▶ **GIVEN INFORMATION**:
>>>>>
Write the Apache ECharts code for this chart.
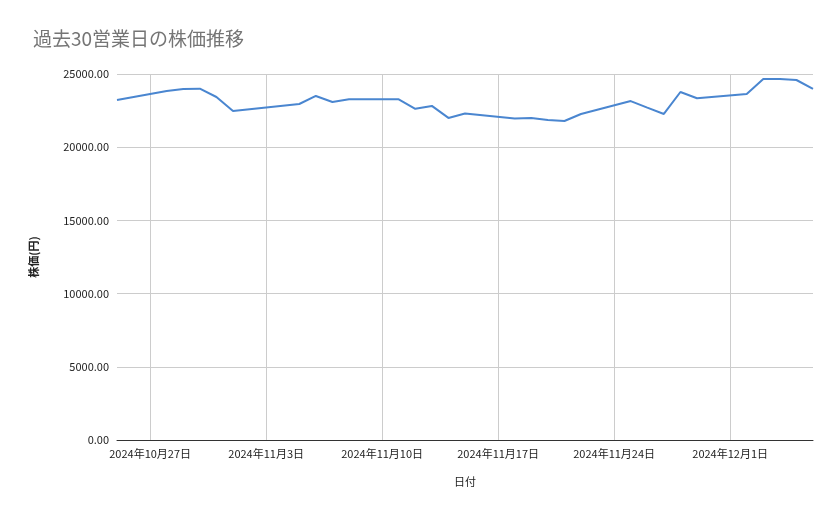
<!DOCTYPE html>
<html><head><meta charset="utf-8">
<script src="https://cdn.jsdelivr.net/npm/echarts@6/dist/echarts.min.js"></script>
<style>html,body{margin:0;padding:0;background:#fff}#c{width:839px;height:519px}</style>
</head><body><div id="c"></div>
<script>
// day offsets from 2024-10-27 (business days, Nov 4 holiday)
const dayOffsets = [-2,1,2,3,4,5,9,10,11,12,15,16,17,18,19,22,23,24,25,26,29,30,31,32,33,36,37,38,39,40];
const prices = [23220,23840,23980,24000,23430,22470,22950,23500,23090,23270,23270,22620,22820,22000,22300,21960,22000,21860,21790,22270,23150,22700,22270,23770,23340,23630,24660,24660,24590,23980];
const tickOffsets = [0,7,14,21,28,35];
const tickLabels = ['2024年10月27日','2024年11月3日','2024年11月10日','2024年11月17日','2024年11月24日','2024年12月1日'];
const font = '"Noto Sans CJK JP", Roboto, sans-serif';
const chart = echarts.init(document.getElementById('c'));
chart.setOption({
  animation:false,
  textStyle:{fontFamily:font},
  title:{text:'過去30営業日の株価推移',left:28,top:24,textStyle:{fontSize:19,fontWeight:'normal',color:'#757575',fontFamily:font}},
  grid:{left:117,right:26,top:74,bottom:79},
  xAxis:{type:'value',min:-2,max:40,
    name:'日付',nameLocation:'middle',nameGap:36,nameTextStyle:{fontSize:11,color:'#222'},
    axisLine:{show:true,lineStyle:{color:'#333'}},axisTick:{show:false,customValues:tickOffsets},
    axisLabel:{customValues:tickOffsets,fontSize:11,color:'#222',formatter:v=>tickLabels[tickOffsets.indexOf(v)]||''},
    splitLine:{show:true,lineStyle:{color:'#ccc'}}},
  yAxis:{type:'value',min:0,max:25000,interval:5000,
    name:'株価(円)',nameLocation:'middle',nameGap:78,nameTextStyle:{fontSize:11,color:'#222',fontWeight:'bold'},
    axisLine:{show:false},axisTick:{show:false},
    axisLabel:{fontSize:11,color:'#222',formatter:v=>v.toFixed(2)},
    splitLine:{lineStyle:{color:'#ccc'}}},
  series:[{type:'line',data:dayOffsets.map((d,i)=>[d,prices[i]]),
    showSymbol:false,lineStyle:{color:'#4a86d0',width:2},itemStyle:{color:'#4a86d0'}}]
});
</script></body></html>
<<<<<
▶ **WHAT IS EXPECTED**: The data above should be repeated exactly, minus any pictures.

▶ **THE RESPONSE**:
Write the Apache ECharts code for this chart.
<!DOCTYPE html>
<html><head><meta charset="utf-8">
<script src="https://cdn.jsdelivr.net/npm/echarts@6/dist/echarts.min.js"></script>
<style>html,body{margin:0;padding:0;background:#fff}#c{width:839px;height:519px}</style>
</head><body><div id="c"></div>
<script>
// day offsets from 2024-10-27 (business days, Nov 4 holiday)
const dayOffsets = [-2,1,2,3,4,5,9,10,11,12,15,16,17,18,19,22,23,24,25,26,29,30,31,32,33,36,37,38,39,40];
const prices = [23220,23840,23980,24000,23430,22470,22950,23500,23090,23270,23270,22620,22820,22000,22300,21960,22000,21860,21790,22270,23150,22700,22270,23770,23340,23630,24660,24660,24590,23980];
const tickOffsets = [0,7,14,21,28,35];
const tickLabels = ['2024年10月27日','2024年11月3日','2024年11月10日','2024年11月17日','2024年11月24日','2024年12月1日'];
const font = '"Noto Sans CJK JP", Roboto, sans-serif';
const chart = echarts.init(document.getElementById('c'));
chart.setOption({
  animation:false,
  textStyle:{fontFamily:font},
  title:{text:'過去30営業日の株価推移',left:28,top:24,textStyle:{fontSize:19,fontWeight:'normal',color:'#757575',fontFamily:font}},
  grid:{left:117,right:26,top:74,bottom:79},
  xAxis:{type:'value',min:-2,max:40,
    name:'日付',nameLocation:'middle',nameGap:36,nameTextStyle:{fontSize:11,color:'#222'},
    axisLine:{show:true,lineStyle:{color:'#333'}},axisTick:{show:false,customValues:tickOffsets},
    axisLabel:{customValues:tickOffsets,fontSize:11,color:'#222',formatter:v=>tickLabels[tickOffsets.indexOf(v)]||''},
    splitLine:{show:true,lineStyle:{color:'#ccc'}}},
  yAxis:{type:'value',min:0,max:25000,interval:5000,
    name:'株価(円)',nameLocation:'middle',nameGap:78,nameTextStyle:{fontSize:11,color:'#222',fontWeight:'bold'},
    axisLine:{show:false},axisTick:{show:false},
    axisLabel:{fontSize:11,color:'#222',formatter:v=>v.toFixed(2)},
    splitLine:{lineStyle:{color:'#ccc'}}},
  series:[{type:'line',data:dayOffsets.map((d,i)=>[d,prices[i]]),
    showSymbol:false,lineStyle:{color:'#4a86d0',width:2},itemStyle:{color:'#4a86d0'}}]
});
</script></body></html>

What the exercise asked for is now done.